** BEGIN DATA SHOWN **
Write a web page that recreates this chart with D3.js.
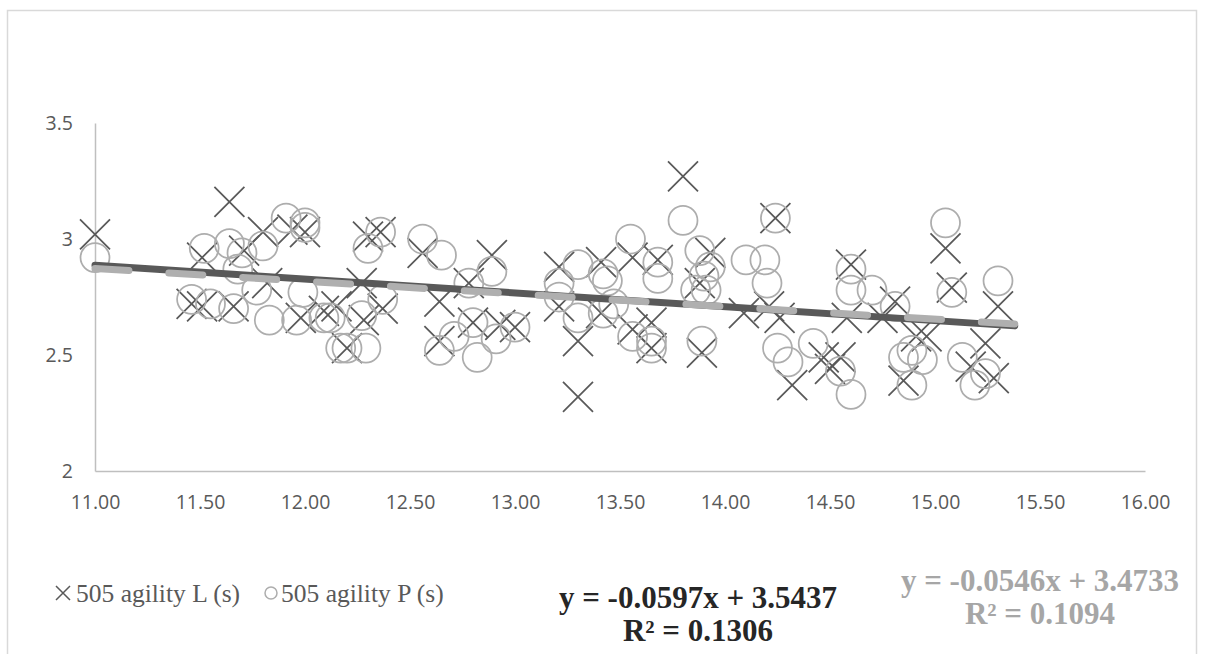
<!DOCTYPE html>
<html>
<head>
<meta charset="utf-8">
<script src="https://cdn.jsdelivr.net/npm/d3@7"></script>
<style>
  html, body { margin: 0; padding: 0; background: #fff; }
  #chart { width: 1206px; height: 654px; }
</style>
</head>
<body>
<div id="chart"></div>
<script>
// 505 agility L (s) - x markers
const agilityLx = [11.00, 11.64, 11.80, 11.94, 12.00, 11.51, 11.71, 11.82, 11.46, 11.51,
                   11.66, 11.98, 12.09, 12.20, 12.36, 12.30, 12.27, 12.37, 12.28, 12.15,
                   12.56, 12.64, 12.89, 12.78, 12.64, 12.80, 12.93, 13.00, 13.21, 13.21,
                   13.30, 13.41, 13.41, 13.80, 13.56, 13.68, 13.88, 13.93, 14.24, 14.09,
                   14.21, 14.26, 13.65, 13.56, 13.65, 13.89, 14.47, 14.55, 14.60, 14.58,
                   15.05, 15.08, 15.30, 14.81, 14.75, 14.91, 14.96, 15.24, 15.17, 13.30,
                   14.32, 14.50, 14.85, 15.28];
const agilityLy = [3.02, 3.16, 3.03, 3.04, 3.03, 2.92, 2.95, 2.81, 2.72, 2.71,
                   2.71, 2.66, 2.69, 2.53, 3.03, 3.01, 2.81, 2.70, 2.65, 2.71,
                   2.94, 2.73, 2.93, 2.81, 2.56, 2.64, 2.63, 2.62, 2.88, 2.71,
                   2.56, 2.90, 2.68, 3.27, 2.92, 2.91, 2.81, 2.94, 3.09, 2.68,
                   2.71, 2.66, 2.64, 2.61, 2.53, 2.51, 2.49, 2.49, 2.89, 2.66,
                   2.96, 2.79, 2.71, 2.73, 2.66, 2.58, 2.58, 2.55, 2.45, 2.32,
                   2.37, 2.44, 2.39, 2.40];

// 505 agility P (s) - circle markers
const agilityPx = [11.00, 11.52, 11.64, 11.70, 11.68, 11.80, 11.91, 12.00, 12.00, 11.77,
                   11.46, 11.55, 11.66, 11.83, 11.96, 11.99, 12.09, 12.17, 12.36, 12.30,
                   12.56, 12.65, 12.89, 12.78, 12.37, 12.27, 12.12, 12.20, 12.29, 12.64,
                   12.71, 12.80, 12.82, 12.91, 13.00, 13.21, 13.30, 13.21, 13.30, 13.42,
                   13.42, 13.80, 13.55, 13.68, 13.68, 13.88, 13.93, 13.90, 13.86, 13.91,
                   14.10, 14.19, 14.20, 14.24, 13.44, 13.47, 13.56, 13.65, 13.65, 13.89,
                   14.25, 14.30, 14.42, 14.55, 14.60, 14.60, 14.70, 15.05, 15.08, 15.30,
                   14.81, 14.89, 14.85, 14.94, 15.13, 15.24, 14.60, 14.89, 15.19];
const agilityPy = [2.92, 2.96, 2.98, 2.94, 2.87, 2.97, 3.09, 3.07, 3.05, 2.78,
                   2.74, 2.72, 2.70, 2.65, 2.65, 2.77, 2.66, 2.53, 3.03, 2.96,
                   3.00, 2.93, 2.86, 2.81, 2.74, 2.67, 2.66, 2.53, 2.53, 2.52,
                   2.58, 2.64, 2.49, 2.57, 2.62, 2.81, 2.89, 2.75, 2.66, 2.85,
                   2.68, 3.08, 3.00, 2.90, 2.83, 2.95, 2.88, 2.84, 2.78, 2.78,
                   2.91, 2.91, 2.81, 3.09, 2.82, 2.72, 2.58, 2.56, 2.53, 2.56,
                   2.53, 2.47, 2.55, 2.43, 2.87, 2.78, 2.78, 3.07, 2.77, 2.82,
                   2.71, 2.52, 2.49, 2.48, 2.49, 2.42, 2.33, 2.37, 2.37];

// linear trendlines [slope, intercept] and the x range they cover
const trendL = [-0.0597, 3.5437];
const trendP = [-0.0546, 3.4733];
const trendRange = [11.00, 15.38];

const xTicks = [11, 11.5, 12, 12.5, 13, 13.5, 14, 14.5, 15, 15.5, 16];
const yTicks = [2, 2.5, 3, 3.5];

const seriesNames = ["505 agility L (s)", "505 agility P (s)"];
const eqL = ["y = -0.0597x + 3.5437", "R\u00b2 = 0.1306"];
const eqP = ["y = -0.0546x + 3.4733", "R\u00b2 = 0.1094"];

function drawChart(rootElement) {
    let element = d3.select("#" + rootElement);
    let width = 1206, height = 654;

    let svg = element.append("svg")
                    .attr("width", width)
                    .attr("height", height);

    // chart border
    svg.append("path")
        .attr("d", "M7.5,664 V10.5 H1196.5 V664")
        .attr("fill", "none")
        .attr("stroke", "#d9d9d9")
        .attr("stroke-width", 1.5);

    let x = d3.scaleLinear().domain([11, 16]).range([95, 1145]);
    let y = d3.scaleLinear().domain([2, 3.5]).range([471, 123]);

    let tickFont = "'Open Sans', sans-serif";

    // axes
    let xAxis = svg.append("g")
        .attr("transform", "translate(0," + y(2) + ")")
        .call(d3.axisBottom(x).tickValues(xTicks).tickSize(0).tickPadding(24)
                .tickFormat(d3.format(".2f")));
    xAxis.select(".domain").attr("stroke", "#bfbfbf").attr("stroke-width", 1.5);
    xAxis.selectAll("text")
        .attr("font-family", tickFont)
        .attr("font-size", "19.5px")
        .attr("fill", "#595959");

    let yAxis = svg.append("g")
        .attr("transform", "translate(" + x(11) + ",0)")
        .call(d3.axisLeft(y).tickValues(yTicks).tickSize(0).tickPadding(22)
                .tickFormat(d => String(d)));
    yAxis.select(".domain").attr("stroke", "#bfbfbf").attr("stroke-width", 1.5);
    yAxis.selectAll("text")
        .attr("font-family", tickFont)
        .attr("font-size", "19.5px")
        .attr("fill", "#595959");

    // series L, x markers
    let xr = 15;
    svg.append("g").selectAll("path")
        .data(d3.range(agilityLx.length))
        .join("path")
        .attr("d", i => {
            let cx = x(agilityLx[i]), cy = y(agilityLy[i]);
            return "M" + (cx - xr) + "," + (cy - xr) + "L" + (cx + xr) + "," + (cy + xr) +
                   "M" + (cx - xr) + "," + (cy + xr) + "L" + (cx + xr) + "," + (cy - xr);
        })
        .attr("stroke", "#595959")
        .attr("stroke-width", 1.75)
        .attr("fill", "none");

    // series P, circle markers
    svg.append("g").selectAll("circle")
        .data(d3.range(agilityPx.length))
        .join("circle")
        .attr("cx", i => x(agilityPx[i]))
        .attr("cy", i => y(agilityPy[i]))
        .attr("r", 14.5)
        .attr("fill", "none")
        .attr("stroke", "#adadad")
        .attr("stroke-width", 1.75);

    // trendlines
    let line = d3.line().x(d => x(d[0])).y(d => y(d[1]));
    let ptsL = trendRange.map(v => [v, trendL[0] * v + trendL[1]]);
    let ptsP = trendRange.map(v => [v, trendP[0] * v + trendP[1]]);

    svg.append("path")
        .attr("d", line(ptsL))
        .attr("stroke", "#595959")
        .attr("stroke-width", 7)
        .attr("stroke-linecap", "round")
        .attr("fill", "none");

    svg.append("path")
        .attr("d", line(ptsP))
        .attr("stroke", "#afafaf")
        .attr("stroke-width", 7)
        .attr("stroke-linecap", "round")
        .attr("stroke-dasharray", "34,40")
        .attr("fill", "none");

    // legend
    let serif = "'Liberation Serif', 'Times New Roman', serif";
    let lg = svg.append("g");
    lg.append("path")
        .attr("d", "M56,586 L70,600 M56,600 L70,586")
        .attr("stroke", "#595959")
        .attr("stroke-width", 1.5);
    lg.append("text")
        .attr("x", 76).attr("y", 602)
        .attr("font-family", serif).attr("font-size", "25.5px")
        .attr("fill", "#595959")
        .text(seriesNames[0]);
    lg.append("circle")
        .attr("cx", 271).attr("cy", 593).attr("r", 6)
        .attr("fill", "none")
        .attr("stroke", "#adadad")
        .attr("stroke-width", 1.5);
    lg.append("text")
        .attr("x", 281).attr("y", 602)
        .attr("font-family", serif).attr("font-size", "25.5px")
        .attr("fill", "#595959")
        .text(seriesNames[1]);

    // trendline equations
    svg.append("g").selectAll("text")
        .data(eqL)
        .join("text")
        .attr("x", 698)
        .attr("y", (d, i) => 608 + i * 33)
        .attr("text-anchor", "middle")
        .attr("font-family", serif)
        .attr("font-weight", "bold")
        .attr("font-size", "31px")
        .attr("fill", "#262626")
        .text(d => d);

    svg.append("g").selectAll("text")
        .data(eqP)
        .join("text")
        .attr("x", 1040)
        .attr("y", (d, i) => 591 + i * 33)
        .attr("text-anchor", "middle")
        .attr("font-family", serif)
        .attr("font-weight", "bold")
        .attr("font-size", "31px")
        .attr("fill", "#a6a6a6")
        .text(d => d);
}

drawChart("chart");
</script>
</body>
</html>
** END DATA SHOWN **
WHAT TO DO
Repeat the lines above, starting at the first and stopping after the line that holds "2.37, 2.44, 2.39, 2.40];", with the pictures left out.

TASK RESPONSE
Write a web page that recreates this chart with D3.js.
<!DOCTYPE html>
<html>
<head>
<meta charset="utf-8">
<script src="https://cdn.jsdelivr.net/npm/d3@7"></script>
<style>
  html, body { margin: 0; padding: 0; background: #fff; }
  #chart { width: 1206px; height: 654px; }
</style>
</head>
<body>
<div id="chart"></div>
<script>
// 505 agility L (s) - x markers
const agilityLx = [11.00, 11.64, 11.80, 11.94, 12.00, 11.51, 11.71, 11.82, 11.46, 11.51,
                   11.66, 11.98, 12.09, 12.20, 12.36, 12.30, 12.27, 12.37, 12.28, 12.15,
                   12.56, 12.64, 12.89, 12.78, 12.64, 12.80, 12.93, 13.00, 13.21, 13.21,
                   13.30, 13.41, 13.41, 13.80, 13.56, 13.68, 13.88, 13.93, 14.24, 14.09,
                   14.21, 14.26, 13.65, 13.56, 13.65, 13.89, 14.47, 14.55, 14.60, 14.58,
                   15.05, 15.08, 15.30, 14.81, 14.75, 14.91, 14.96, 15.24, 15.17, 13.30,
                   14.32, 14.50, 14.85, 15.28];
const agilityLy = [3.02, 3.16, 3.03, 3.04, 3.03, 2.92, 2.95, 2.81, 2.72, 2.71,
                   2.71, 2.66, 2.69, 2.53, 3.03, 3.01, 2.81, 2.70, 2.65, 2.71,
                   2.94, 2.73, 2.93, 2.81, 2.56, 2.64, 2.63, 2.62, 2.88, 2.71,
                   2.56, 2.90, 2.68, 3.27, 2.92, 2.91, 2.81, 2.94, 3.09, 2.68,
                   2.71, 2.66, 2.64, 2.61, 2.53, 2.51, 2.49, 2.49, 2.89, 2.66,
                   2.96, 2.79, 2.71, 2.73, 2.66, 2.58, 2.58, 2.55, 2.45, 2.32,
                   2.37, 2.44, 2.39, 2.40];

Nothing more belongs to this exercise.